As in, the way that each Stand represents its user in some way.

See, it's bothered me for a while that he had the limit of being unable to interact with anything during his time erasure. Dio's time affecting window was only half as long, but it did still allow him to physically interact with no issues. Initially it feels like the tradeoff here is pretty straightforwards, Diavolo gets precog and a longer window in exchange for not being able to affect anything. No stand can be perfect, so it has to have lost something in exchange for this greater level of versatility.

However, I think that this is also a specific weakness of it. Imagine how much easier it would be if Diavolo could just punch through someone the way Dio can during stopped time. Wouldn't that just be easier for him all around? One would think, yet KC forces Diavolo into the role of an observer and a schemer, setting up advantageous positions or taking hidden opportunities to learn about an opponent but still forcing him to interact with them to actually accomplish anything, opening up a window of risk. For instance, he couldn't simply take the Arrow back during his ability as he couldn't physically touch it. For him to have a chance to take it, he has to be present with the slimmest of chances for something unforeseen to happen and it to slip from his grasp again.

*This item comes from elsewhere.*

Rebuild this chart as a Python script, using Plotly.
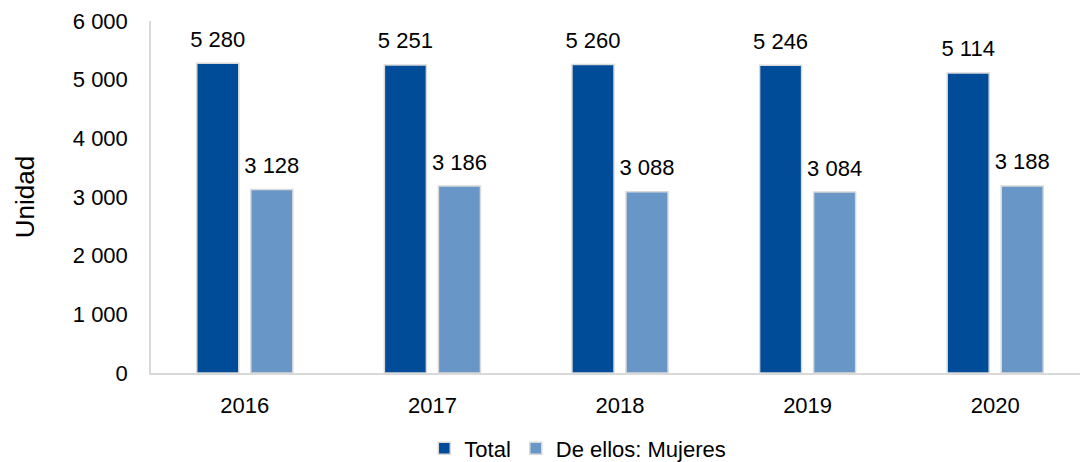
import plotly.graph_objects as go

# Data
years = ['2016', '2017', '2018', '2019', '2020']
total = [5280, 5251, 5260, 5246, 5114]
mujeres = [3128, 3186, 3088, 3084, 3188]

idx = list(range(len(years)))
bar_w = 0.224
shift = 0.144

dark_blue = 'rgb(0, 76, 153)'
light_blue = 'rgb(104, 151, 199)'
border = 'rgb(217, 217, 217)'
font = dict(family='Liberation Sans, Arial, sans-serif', size=22, color='black')

fig = go.Figure()

fig.add_trace(go.Bar(
    x=idx, y=total, name='Total',
    width=bar_w, offset=-shift - bar_w / 2,
    marker=dict(color=dark_blue, line=dict(color=border, width=1.5)),
))
fig.add_trace(go.Bar(
    x=idx, y=mujeres, name='De ellos: Mujeres',
    width=bar_w, offset=shift - bar_w / 2,
    marker=dict(color=light_blue, line=dict(color=border, width=1.5)),
))

# value labels above the bars
for vals, sgn in [(total, -1), (mujeres, 1)]:
    fig.add_trace(go.Scatter(
        x=[i + sgn * shift for i in idx], y=vals,
        mode='markers+text', marker=dict(size=16, opacity=0),
        texttemplate='%{y:,d}', textposition='top center',
        textfont=font, showlegend=False, hoverinfo='skip', cliponaxis=False,
    ))

fig.update_layout(
    width=1080, height=462,
    margin=dict(l=151, r=0, t=21, b=89, autoexpand=False),
    paper_bgcolor='white', plot_bgcolor='white',
    font=font,
    separators=', ',
    barmode='overlay',
    xaxis=dict(
        range=[-0.5, 4.452],
        tickvals=idx, ticktext=years,
        showgrid=False, zeroline=False,
        showline=True, linecolor=border, linewidth=1.5,
        ticks='', ticklabelstandoff=12, automargin=False,
    ),
    yaxis=dict(
        range=[0, 6000], dtick=1000, tickformat=',d',
        showgrid=False, zeroline=False,
        showline=True, linecolor=border, linewidth=1.5,
        ticks='', ticklabelstandoff=17, automargin=False,
        title=dict(text='Unidad', standoff=31),
    ),
    legend=dict(
        orientation='h', xref='container', yref='paper',
        x=0.535, xanchor='center', y=-0.155, yanchor='top',
        font=font, itemwidth=30,
    ),
)

fig.write_html('out.html', config={'displayModeBar': False},
               post_script="document.body.style.margin='0';")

The precog half is pretty straightforwards, Diavolo tries to plan ahead for every eventuality and this just makes that literal. It's the second half I'm more interested in here, where KC's abilities manifest as means of Diavolo hiding from the world. It allows him to hide evidence of the past, to hide truth in the present, but more than anything else it allows him to hide himself. This is why he has an ability so broken as time erasure, yet cannot affect anything while using it. He has hidden himself from the world so thoroughly that he has removed himself from reality and the chain of cause to effect, only able to observe but not interact. For 10 seconds he gets to live his dream of the ultimate ghost, a non-existence in the world, but it comes at the cost of being a part of the world in a direct sense. By doing this he has put himself into a place where a single slip up in a fight could and eventually did mean his death(s) in quite fittingly the same manner as a crime lord has to carefully hide their enterprise to prevent a single crack bringing the full weight of the law down.

This is, a little further extended, why Golden Wind Requiem is primed to counter him. It also bends reality, but while Diavolo endeavors to remove himself from it Giorno's life giving ability represents the essence of it. GWR is able to reach out into the void of Diavolo's non-existence and drag him kicking and screaming back into reality over and over again because no one can hide from life forever. It brings to life every bad ending that Diavolo ever tried to avoid, from getting run over in a freak accident to dying in a risky surgery. Life finally catches up to the man who ran from it.

  • Also, KC essentially erases cause while retaining effect.

    Diavolo is trying to erase his past. His own cause. To be nothing but the effect.

    Happy cake day!🎉

  • Yeah, I agree. Thematically, KC is all about parasiting the prophecies granted by fate. Diavolo doesn't create prophecies de novo (he does not have the power to manipulate an ongoing course of fate), but since (very unfortunately) he obtained the ability to precognize, he uses it for his own personal gain only - that is, the devil that plagues this world, a very large snake driven by hubris and greed.

    Such an existence is unworthy of eternity, because it lays on the air (like a certain stairway), not on truth. He's doomed to cause his own destruction. The personal hell he got put into by GER is the natural consequence of all the suffering he created on his own will. That's karmic retribution, the natural order of things catching up.

    GER (justice) is the very natural order of things - meaning justice is the path of truth, the one worthy of becoming eternity, and in Vento Aureo we have the joy of finally seeing reality being freed from one of its most infamous curses.

  • Fate manipulation, his ability manipulates fate.